REQUIRED TASK »
Go through the data and copy every line exactly, but not the images.

RECORDED DATA »
────────

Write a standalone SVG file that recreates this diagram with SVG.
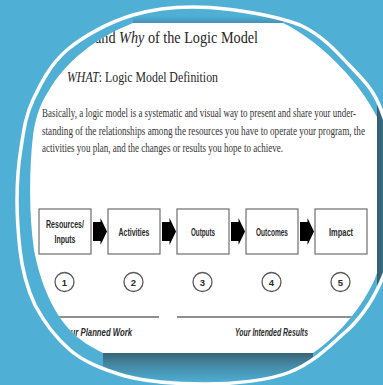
<svg xmlns="http://www.w3.org/2000/svg" width="383" height="385" viewBox="0 0 383 385">
  <defs>
    <path id="ringShape" d="M210,7.5 C237.8,9.3 276.3,15.9 300,25 C323.7,36 338.2,53.5 352,68 C365.8,82.5 375.3,91.7 383,115 C390.7,134.3 400,168.7 400,196 C400,223.3 393.2,252.5 383,277 C372.8,301.5 358,322 342,335 C326,350 310,364 290,372 C268,381 232,384 205,384 C178,384 148,382 125,376 C102,369 84,362 70,350 C56,338 44,322 35,305 C27,288 22,268 20,250 C18,232 17,217 17,200 C17,183 18.3,164.7 21,148 C23.7,131.3 25.3,116.3 33,100 C40.7,83.7 50.3,64.2 67,50 C83.7,35.8 109.2,22.1 133,15 C156.8,7.9 182.2,5.7 210,7.5 Z"/>
    <path id="pageShape" d="M133,23 H283 C315,38 358,78 377,117 V273 C368,300 340,335 313,353 H103 C91,347 79,340 71,331 C58,318 42,292 34,250 C29,215 29,170 33,135 C37,110 43,100 48,92 C65,62 95,38 133,23 Z"/>
    <clipPath id="lens"><use href="#ringShape"/></clipPath>
    <clipPath id="pageClip"><use href="#pageShape"/></clipPath>
    <linearGradient id="shB" x1="0" y1="0" x2="0" y2="1">
      <stop offset="0" stop-color="#3a6374"/>
      <stop offset="0.35" stop-color="#43859f"/>
      <stop offset="1" stop-color="#4fafd5"/>
    </linearGradient>
    <linearGradient id="shR" x1="0" y1="0" x2="1" y2="0">
      <stop offset="0" stop-color="#335d6f"/>
      <stop offset="1" stop-color="#3d7a92"/>
    </linearGradient>
    <linearGradient id="shT" x1="0" y1="0" x2="0" y2="1">
      <stop offset="0" stop-color="#4fafd5"/>
      <stop offset="1" stop-color="#4792b5"/>
    </linearGradient>
    <path id="arr" d="M0,-9.5 H7.5 V-13.5 L14,0 L7.5,13.5 V9.5 H0 Z"/>
  </defs>
  <style>
    .bx{fill:#ffffff;stroke:#6e6e6e;stroke-width:1.2}
    .bl{font-family:"Liberation Sans Narrow","Liberation Sans",Arial,sans-serif;font-weight:bold;font-size:10.5px;fill:#2a2a2a;text-anchor:middle}
    .nc{fill:#ffffff;stroke:#5a5a5a;stroke-width:1.3}
    .num{font-family:"Liberation Sans Narrow","Liberation Sans",Arial,sans-serif;font-weight:bold;font-size:9.5px;fill:#2a2a2a;text-anchor:middle}
    .ser{font-family:"Liberation Serif","Times New Roman",serif;fill:#262626}
    .para{font-size:11.5px;fill:#353535}
    .arrow{fill:#000000}
    .rule{stroke:#6a6a6a;stroke-width:1.5;fill:none}
    .foot{font-family:"Liberation Sans Narrow","Liberation Sans",Arial,sans-serif;font-weight:bold;font-style:italic;font-size:10px;fill:#2a2a2a}
  </style>
  <rect x="0" y="0" width="383" height="385" fill="#4fafd5"/>
  <g clip-path="url(#lens)">
    <rect x="133" y="16" width="150" height="7" fill="url(#shT)"/>
    <rect x="103" y="353" width="210" height="30" fill="url(#shB)"/>
    <rect x="377" y="100" width="10" height="253" fill="url(#shR)"/>
    <use href="#pageShape" fill="#ffffff"/>
  </g>
  <g clip-path="url(#pageClip)">
    <g id="header">
      <text class="ser" x="95" y="43" font-size="17" textLength="163" lengthAdjust="spacingAndGlyphs">and <tspan font-style="italic">Why</tspan> of the Logic Model</text>
      <text class="ser" x="67" y="82" font-size="15" textLength="151" lengthAdjust="spacingAndGlyphs"><tspan font-style="italic">WHAT</tspan>: Logic Model Definition</text>
      <text class="ser para" x="42" y="117" textLength="314" lengthAdjust="spacingAndGlyphs">Basically, a logic model is a systematic and visual way to present and share your under-</text>
      <text class="ser para" x="42" y="134.5" textLength="323" lengthAdjust="spacingAndGlyphs">standing of the relationships among the resources you have to operate your program, the</text>
      <text class="ser para" x="42" y="152" textLength="241" lengthAdjust="spacingAndGlyphs">activities you plan, and the changes or results you hope to achieve.</text>
    </g>
    <g id="connectors">
      <use href="#arr" class="arrow" x="93" y="231.5"/>
      <use href="#arr" class="arrow" x="162" y="231.5"/>
      <use href="#arr" class="arrow" x="231" y="231.5"/>
      <use href="#arr" class="arrow" x="300" y="231.5"/>
    </g>
    <g id="node-resources">
      <rect class="bx" x="39" y="209" width="52" height="45"/>
      <text class="bl" x="65" y="228" textLength="38" lengthAdjust="spacingAndGlyphs">Resources/</text>
      <text class="bl" x="65" y="243" textLength="21" lengthAdjust="spacingAndGlyphs">Inputs</text>
      <circle class="nc" cx="64.5" cy="282" r="9.5"/>
      <text class="num" x="64.5" y="285.5">1</text>
    </g>
    <g id="node-activities">
      <rect class="bx" x="108" y="209" width="52" height="45"/>
      <text class="bl" x="134" y="235.5" textLength="31" lengthAdjust="spacingAndGlyphs">Activities</text>
      <circle class="nc" cx="133.5" cy="282" r="9.5"/>
      <text class="num" x="133.5" y="285.5">2</text>
    </g>
    <g id="node-outputs">
      <rect class="bx" x="177" y="209" width="52" height="45"/>
      <text class="bl" x="203" y="235.5" textLength="24" lengthAdjust="spacingAndGlyphs">Outputs</text>
      <circle class="nc" cx="202.5" cy="282" r="9.5"/>
      <text class="num" x="202.5" y="285.5">3</text>
    </g>
    <g id="node-outcomes">
      <rect class="bx" x="246" y="209" width="52" height="45"/>
      <text class="bl" x="272" y="235.5" textLength="32" lengthAdjust="spacingAndGlyphs">Outcomes</text>
      <circle class="nc" cx="271.5" cy="282" r="9.5"/>
      <text class="num" x="271.5" y="285.5">4</text>
    </g>
    <g id="node-impact">
      <rect class="bx" x="315" y="209" width="52" height="45"/>
      <text class="bl" x="341" y="235.5" textLength="24" lengthAdjust="spacingAndGlyphs">Impact</text>
      <circle class="nc" cx="340.5" cy="282" r="9.5"/>
      <text class="num" x="340.5" y="285.5">5</text>
    </g>
    <g id="footer">
      <line class="rule" x1="39" y1="317" x2="159" y2="317"/>
      <line class="rule" x1="177" y1="317" x2="367" y2="317"/>
      <text class="foot" x="61" y="336" textLength="71" lengthAdjust="spacingAndGlyphs">Your Planned Work</text>
      <text class="foot" x="235" y="336" textLength="73" lengthAdjust="spacingAndGlyphs">Your Intended Results</text>
    </g>
  </g>
  <use href="#ringShape" fill="none" stroke="#ffffff" stroke-width="3.5"/>
</svg>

────────

COMPLETE ANSWER »
Write a standalone SVG file that recreates this diagram with SVG.
<svg xmlns="http://www.w3.org/2000/svg" width="383" height="385" viewBox="0 0 383 385">
  <defs>
    <path id="ringShape" d="M210,7.5 C237.8,9.3 276.3,15.9 300,25 C323.7,36 338.2,53.5 352,68 C365.8,82.5 375.3,91.7 383,115 C390.7,134.3 400,168.7 400,196 C400,223.3 393.2,252.5 383,277 C372.8,301.5 358,322 342,335 C326,350 310,364 290,372 C268,381 232,384 205,384 C178,384 148,382 125,376 C102,369 84,362 70,350 C56,338 44,322 35,305 C27,288 22,268 20,250 C18,232 17,217 17,200 C17,183 18.3,164.7 21,148 C23.7,131.3 25.3,116.3 33,100 C40.7,83.7 50.3,64.2 67,50 C83.7,35.8 109.2,22.1 133,15 C156.8,7.9 182.2,5.7 210,7.5 Z"/>
    <path id="pageShape" d="M133,23 H283 C315,38 358,78 377,117 V273 C368,300 340,335 313,353 H103 C91,347 79,340 71,331 C58,318 42,292 34,250 C29,215 29,170 33,135 C37,110 43,100 48,92 C65,62 95,38 133,23 Z"/>
    <clipPath id="lens"><use href="#ringShape"/></clipPath>
    <clipPath id="pageClip"><use href="#pageShape"/></clipPath>
    <linearGradient id="shB" x1="0" y1="0" x2="0" y2="1">
      <stop offset="0" stop-color="#3a6374"/>
      <stop offset="0.35" stop-color="#43859f"/>
      <stop offset="1" stop-color="#4fafd5"/>
    </linearGradient>
    <linearGradient id="shR" x1="0" y1="0" x2="1" y2="0">
      <stop offset="0" stop-color="#335d6f"/>
      <stop offset="1" stop-color="#3d7a92"/>
    </linearGradient>
    <linearGradient id="shT" x1="0" y1="0" x2="0" y2="1">
      <stop offset="0" stop-color="#4fafd5"/>
      <stop offset="1" stop-color="#4792b5"/>
    </linearGradient>
    <path id="arr" d="M0,-9.5 H7.5 V-13.5 L14,0 L7.5,13.5 V9.5 H0 Z"/>
  </defs>
  <style>
    .bx{fill:#ffffff;stroke:#6e6e6e;stroke-width:1.2}
    .bl{font-family:"Liberation Sans Narrow","Liberation Sans",Arial,sans-serif;font-weight:bold;font-size:10.5px;fill:#2a2a2a;text-anchor:middle}
    .nc{fill:#ffffff;stroke:#5a5a5a;stroke-width:1.3}
    .num{font-family:"Liberation Sans Narrow","Liberation Sans",Arial,sans-serif;font-weight:bold;font-size:9.5px;fill:#2a2a2a;text-anchor:middle}
    .ser{font-family:"Liberation Serif","Times New Roman",serif;fill:#262626}
    .para{font-size:11.5px;fill:#353535}
    .arrow{fill:#000000}
    .rule{stroke:#6a6a6a;stroke-width:1.5;fill:none}
    .foot{font-family:"Liberation Sans Narrow","Liberation Sans",Arial,sans-serif;font-weight:bold;font-style:italic;font-size:10px;fill:#2a2a2a}
  </style>
  <rect x="0" y="0" width="383" height="385" fill="#4fafd5"/>
  <g clip-path="url(#lens)">
    <rect x="133" y="16" width="150" height="7" fill="url(#shT)"/>
    <rect x="103" y="353" width="210" height="30" fill="url(#shB)"/>
    <rect x="377" y="100" width="10" height="253" fill="url(#shR)"/>
    <use href="#pageShape" fill="#ffffff"/>
  </g>
  <g clip-path="url(#pageClip)">
    <g id="header">
      <text class="ser" x="95" y="43" font-size="17" textLength="163" lengthAdjust="spacingAndGlyphs">and <tspan font-style="italic">Why</tspan> of the Logic Model</text>
      <text class="ser" x="67" y="82" font-size="15" textLength="151" lengthAdjust="spacingAndGlyphs"><tspan font-style="italic">WHAT</tspan>: Logic Model Definition</text>
      <text class="ser para" x="42" y="117" textLength="314" lengthAdjust="spacingAndGlyphs">Basically, a logic model is a systematic and visual way to present and share your under-</text>
      <text class="ser para" x="42" y="134.5" textLength="323" lengthAdjust="spacingAndGlyphs">standing of the relationships among the resources you have to operate your program, the</text>
      <text class="ser para" x="42" y="152" textLength="241" lengthAdjust="spacingAndGlyphs">activities you plan, and the changes or results you hope to achieve.</text>
    </g>
    <g id="connectors">
      <use href="#arr" class="arrow" x="93" y="231.5"/>
      <use href="#arr" class="arrow" x="162" y="231.5"/>
      <use href="#arr" class="arrow" x="231" y="231.5"/>
      <use href="#arr" class="arrow" x="300" y="231.5"/>
    </g>
    <g id="node-resources">
      <rect class="bx" x="39" y="209" width="52" height="45"/>
      <text class="bl" x="65" y="228" textLength="38" lengthAdjust="spacingAndGlyphs">Resources/</text>
      <text class="bl" x="65" y="243" textLength="21" lengthAdjust="spacingAndGlyphs">Inputs</text>
      <circle class="nc" cx="64.5" cy="282" r="9.5"/>
      <text class="num" x="64.5" y="285.5">1</text>
    </g>
    <g id="node-activities">
      <rect class="bx" x="108" y="209" width="52" height="45"/>
      <text class="bl" x="134" y="235.5" textLength="31" lengthAdjust="spacingAndGlyphs">Activities</text>
      <circle class="nc" cx="133.5" cy="282" r="9.5"/>
      <text class="num" x="133.5" y="285.5">2</text>
    </g>
    <g id="node-outputs">
      <rect class="bx" x="177" y="209" width="52" height="45"/>
      <text class="bl" x="203" y="235.5" textLength="24" lengthAdjust="spacingAndGlyphs">Outputs</text>
      <circle class="nc" cx="202.5" cy="282" r="9.5"/>
      <text class="num" x="202.5" y="285.5">3</text>
    </g>
    <g id="node-outcomes">
      <rect class="bx" x="246" y="209" width="52" height="45"/>
      <text class="bl" x="272" y="235.5" textLength="32" lengthAdjust="spacingAndGlyphs">Outcomes</text>
      <circle class="nc" cx="271.5" cy="282" r="9.5"/>
      <text class="num" x="271.5" y="285.5">4</text>
    </g>
    <g id="node-impact">
      <rect class="bx" x="315" y="209" width="52" height="45"/>
      <text class="bl" x="341" y="235.5" textLength="24" lengthAdjust="spacingAndGlyphs">Impact</text>
      <circle class="nc" cx="340.5" cy="282" r="9.5"/>
      <text class="num" x="340.5" y="285.5">5</text>
    </g>
    <g id="footer">
      <line class="rule" x1="39" y1="317" x2="159" y2="317"/>
      <line class="rule" x1="177" y1="317" x2="367" y2="317"/>
      <text class="foot" x="61" y="336" textLength="71" lengthAdjust="spacingAndGlyphs">Your Planned Work</text>
      <text class="foot" x="235" y="336" textLength="73" lengthAdjust="spacingAndGlyphs">Your Intended Results</text>
    </g>
  </g>
  <use href="#ringShape" fill="none" stroke="#ffffff" stroke-width="3.5"/>
</svg>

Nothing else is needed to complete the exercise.